8. Network Capture Locations: Endpoint, SPAN, and TAP [00:45:40 - 00:54:50]
The trainer compares three capture methods:
- Endpoint capture: Easy and free, but risks overloading client systems (e.g., legacy Windows 7 with low RAM).
- SPAN port: Copies traffic from a switch port to a monitoring port; avoids client load but risks packet loss if over-provisioned.
- Network TAP: Physical device that passively mirrors traffic; most reliable but costly.
The trainer concludes that endpoint capture is acceptable for initial troubleshooting if the system is modern, but SPAN or TAP are preferred for enterprise environments.
9. Best Practices for Packet Capture [00:54:50 - 01:13:21]
Key best practices are emphasized:
- Avoid capture filters initially: Filters may exclude critical traffic (e.g., filtering only HTTP misses HTTPS or ICMP).
- Start capture on the client: Reduces noise, isolates the problem, and helps identify destination IPs (e.g., DNS, auth servers).
- Capture only during problem reproduction: Avoid capturing entire sessions; trigger capture when the issue occurs (e.g., during login button click).
- Use ring buffer for long-term monitoring: Especially for intermittent issues.
- Consider investing in a TAP for complex environments.
10. Quiz and Break Announcement [01:13:21 - 01:17:22]
The trainer shares a Google Form quiz to reinforce key concepts (OSI layers, capture filters, ring buffer). Participants are instructed not to begin until after the break. The trainer confirms the link is accessible and announces a lunch break, resuming at 1:00 PM.
11. Post-Break Inactivity and Session End [01:17:22 - 03:06:56]
The remainder of the transcript consists of extended silences, repeated “thank you” utterances, and non-instructional audio (e.g., system noises, background typing). No further instructional content is delivered. The session ends at 03:06:56, with no closing remarks or summary.
Appendix
Key Principles
- Capture filters should be avoided at the start of analysis to prevent missing critical traffic (e.g., HTTPS, ICMP, non-standard ports).
- Ring buffer is essential for long-term or unrepeatable issue monitoring to prevent disk exhaustion and maintain manageable file sizes.
- Client-side capture is recommended for initial troubleshooting to reduce noise and identify communication endpoints.

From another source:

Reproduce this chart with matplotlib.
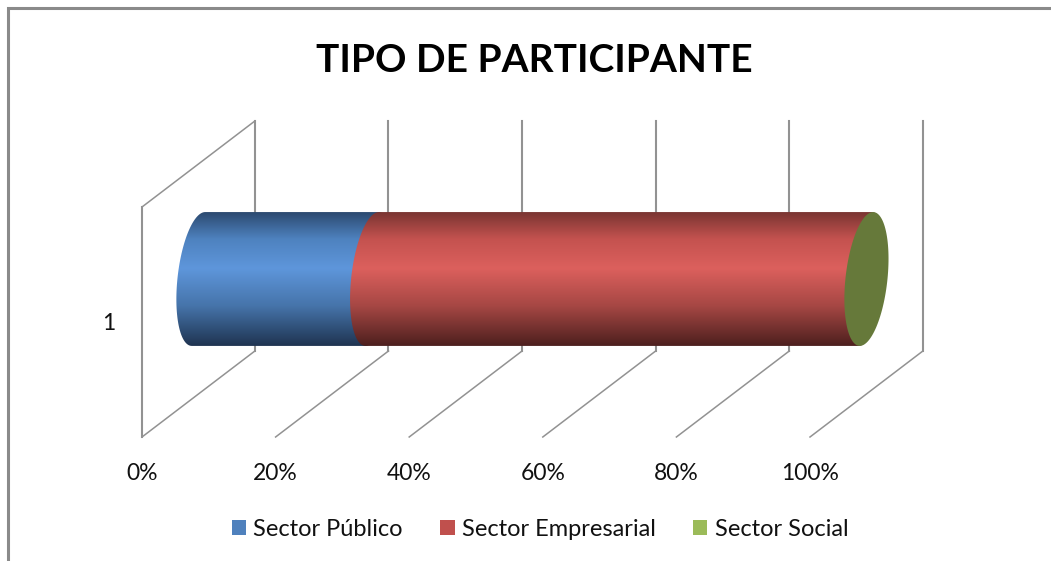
# Tipo de participante: 100% stacked cylinder bar with Excel style 3D walls

import numpy as np
import matplotlib
matplotlib.use("Agg")
import matplotlib.pyplot as plt
from matplotlib.colors import LinearSegmentedColormap
from matplotlib.patches import Patch, Polygon, Rectangle

plt.rcParams["font.family"] = ["Lato", "DejaVu Sans"]

# ----------------------------------------------------------
# Data
# ----------------------------------------------------------
TITLE = "TIPO DE PARTICIPANTE"
CATEGORY = "1"
SECTORS = ["Sector Público", "Sector Empresarial", "Sector Social"]
SHARES = [26.0, 73.8, 0.2]
X_TICKS = [0, 20, 40, 60, 80, 100]
X_LABELS = ["0%", "20%", "40%", "60%", "80%", "100%"]

# ----------------------------------------------------------
# Styles
# ----------------------------------------------------------
LEGEND_COLORS = ["#4f81bd", "#c0504d", "#9bbb59"]
SHADES = [
    ["#2c4a70", "#4e82bf", "#5e96db", "#4674aa", "#1f3451"],
    ["#7a3532", "#c4524f", "#dc605d", "#a64744", "#4d1f1e"],
]
CAP_COLOR = "#66793a"
GRID_COLOR = "#929292"

W, H = 1051, 561
DEPTH_X, DEPTH_Y = 16.9, 0.374      # shift from front to back wall
BAR_HALF = 0.291                    # cylinder half height
CAP_RX, CAP_SHEAR = 3.15, 1.0       # end ellipse half width and lean


def cap_arc(x, cy, t):
    return (x + CAP_RX * np.cos(t) + CAP_SHEAR * np.sin(t),
            cy + BAR_HALF * np.sin(t))


fig = plt.figure(figsize=(W / 100, H / 100), dpi=100, facecolor="white")

# outer chart frame
fig.add_artist(Rectangle((7.5 / W, -0.02), 1.1, 1 - 7.5 / H + 0.02, transform=fig.transFigure,
                         fill=False, edgecolor="#8a8a8a", linewidth=2.2))

ax = fig.add_axes([142 / W, 1 - 437 / H, 668 / W, 230 / H])
ax.set_xlim(0, 100)
ax.set_ylim(0, 1)
ax.patch.set_visible(False)
for side in ax.spines.values():
    side.set_visible(False)

ax.set_xticks(X_TICKS, X_LABELS)
ax.set_yticks([0.5], [CATEGORY])
ax.tick_params(axis="x", length=0, pad=19, labelsize=16.5, labelcolor="#111111")
ax.tick_params(axis="y", length=0, pad=19, labelsize=16.5, labelcolor="#111111")

# ----------------------------------------------------------
# Walls and grid lines
# ----------------------------------------------------------
for tick in X_TICKS:
    ax.plot([tick, tick + DEPTH_X], [0, DEPTH_Y], color=GRID_COLOR, lw=1.1, clip_on=False, zorder=1)
    ax.plot([tick + DEPTH_X] * 2, [DEPTH_Y, 1 + DEPTH_Y], color=GRID_COLOR, lw=1.5, clip_on=False, zorder=1)
ax.plot([0, 0], [0, 1], color=GRID_COLOR, lw=1.5, clip_on=False, zorder=1)
ax.plot([0, DEPTH_X], [1, 1 + DEPTH_Y], color=GRID_COLOR, lw=1.1, clip_on=False, zorder=1)

# ----------------------------------------------------------
# Cylinder segments
# ----------------------------------------------------------
x0 = DEPTH_X / 2
cy = 0.5 + DEPTH_Y / 2
start = 0
for i, share in enumerate(SHARES[:2]):
    end = start + share
    left = cap_arc(x0 + start, cy, np.linspace(np.pi / 2, 3 * np.pi / 2, 60))
    right = cap_arc(x0 + end, cy, np.linspace(-np.pi / 2, np.pi / 2, 60))
    outline = np.column_stack([np.r_[left[0], right[0]], np.r_[left[1], right[1]]])
    shape = Polygon(outline, closed=True, facecolor="none", edgecolor="none",
                    transform=ax.transData, clip_on=False)
    ax.add_patch(shape)
    cmap = LinearSegmentedColormap.from_list("shade", list(zip([0, 0.2, 0.42, 0.7, 1], SHADES[i])))
    img = ax.imshow(np.linspace(0, 1, 256).reshape(-1, 1), cmap=cmap, aspect="auto",
                    origin="upper", zorder=2 + i,
                    extent=[x0 + start - 8, x0 + end + 8, cy - BAR_HALF, cy + BAR_HALF])
    # the bar runs past the 100% edge of the axes, so clip on the figure and the outline only
    img.set_clip_box(fig.bbox)
    img.set_clip_path(shape)
    start = end

ax.set_xlim(0, 100)
ax.set_ylim(0, 1)

# end cap of the last sector
t = np.linspace(0, 2 * np.pi, 120)
cap = cap_arc(x0 + start + SHARES[2], cy, t)
ax.fill(cap[0], cap[1], color=CAP_COLOR, lw=0, zorder=5, clip_on=False)

# ----------------------------------------------------------
# Title and legend
# ----------------------------------------------------------
fig.text(534 / W, 1 - 60 / H, TITLE, ha="center", va="center", fontsize=28, fontweight="bold",
         color="black")

handles = [Patch(facecolor=c, edgecolor="none") for c in LEGEND_COLORS]
fig.legend(handles, SECTORS, loc="center", bbox_to_anchor=(540 / W, 1 - 529 / H), ncol=3,
           frameon=False, fontsize=17, handlelength=0.6, handleheight=0.6,
           handletextpad=0.3, columnspacing=1.6, labelcolor="#111111")

fig.savefig("out.png", dpi=100)
plt.close(fig)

- OSI model should be understood through real-world analogies to aid in layered packet analysis.
Tools Used
- Wireshark (GUI)
- Npcap (packet capture driver)
- TShark (command-line alternative, mentioned but not used)
- Google Forms (for quiz)
Common Pitfalls
- Installing Wireshark on low-resource or legacy client systems, causing performance degradation.
- Using capture filters prematurely, leading to incomplete data collection.
- Capturing entire user sessions instead of isolating the moment the issue occurs.
- Assuming all traffic is HTTP/HTTPS without verifying protocol usage.
Practice Suggestions
- Practice capturing traffic on a local machine while reproducing a slow web load or failed login.
- Configure a ring buffer with 10 files × 200 MB and observe file rotation.
- Use display filters (e.g.,
tcp.port == 443) to narrow results after capture, not before. - Compare packet captures from endpoint vs. SPAN port to understand differences in visibility.